An interaction in the target generates scintillation light which is recorded as a prompt signal (called S1) by two arrays of photomultiplier tubes (PMTs) at the top and bottom of the chamber. In addition, each interaction liberates electrons, which are drifted by an electric field to the liquid-gas interface with a speed of about 2 mm/μs. There, a strong electric field extracts the electrons and generates proportional scintillation which is recorded by the same photomultiplier arrays as a delayed signal (called S2). The time difference between these two signals gives the depth of the interaction in the time-projection chamber with a resolution of a few mm. The hit pattern of the S2 signal on the top array allows to reconstruct the horizontal position of the interaction vertex also with a resolution of a few mm. Taken together, our experiment is able to precisely localize events in all three coordinates. This enables the fiducialization of the target, yielding a dramatic
reduction of external radioactive backgrounds due to the self-shielding capability of liquid xenon.

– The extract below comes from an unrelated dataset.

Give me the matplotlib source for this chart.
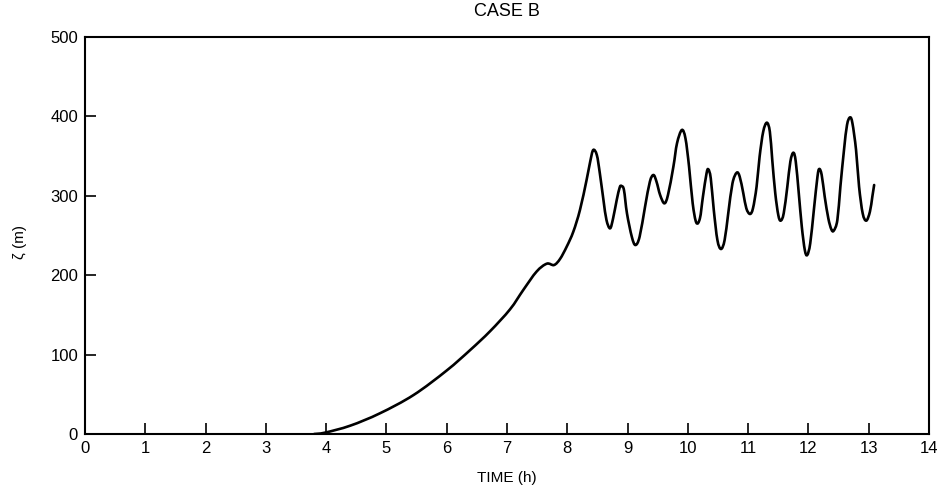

In addition, the ratio S2/S1 allows to discriminate electronic recoils, which are the dominant
background, from nuclear recoils, which are expected from Dark Matter interactions. And of course, the more energy a particle deposits in the detector, the brighter both S1 and S2 signals are, hence allowing us to reconstruct the particle’s deposited energy as well.

Like Mushrooms

The XENON1T is shielded from ambient radioactivity by a large water tank that is equipped as a muon veto. The tank has a diameter of 10 meters and is 10 meters high. It is constructed from top to bottom and went up in the Gran Sasso underground laboratory within less than a month:


XENON is Big

All the xenon must somehow get to and from the detector through the water tank, as must signal and high voltage cables, various sensors, and we need large pipes to get a really good vacuum for cleaning the detector prior to filling. We use one large pipe for this lifeline of the detector, an aorta of sorts. Here is spokesperson Elena Aprile illustrating the huge scale of the XENON experiment.

Elena in the Tank

Spokesperson Elena Aprile behind the opening in the water tank through which all connections to the detector will be made. Picture credit: The XENON Collaboration.

Construction Started

The XENON1T experiment has been approved by the INFN executive committee to be built in Hall B of the underground laboratory Laboratori Nazionali del Gran Sasso (LNGS) near Assergi, Italy. The experiment is designed to perform a search for Dark Matter with a sensitivity that is more than two orders of magnitude better than the current best sensitivities in the field.

XENON at Gran Sasso

Drawing of the XENON experiment at the Gran Sasso underground laboratory. Left the water shielding with the cryostat, on the right the service building with the electronics and xenon handling systems.

XENON1T will contain more than 3000kg of liquid xenon that are instrumented as a two-phase (liquid/gas) time projection chamber. The cryostat is housed in a water tank ten meters high and ten meters in diameter, shown on the left in the picture. This water tank shields the experiment from ambient radioactivity. A three-story service building, shown on the right in the picture, houses the systems required for handling, cooling and purification of the xenon as well as electronics and computing required for data taking. First filling with liquid xenon is expected in 2014.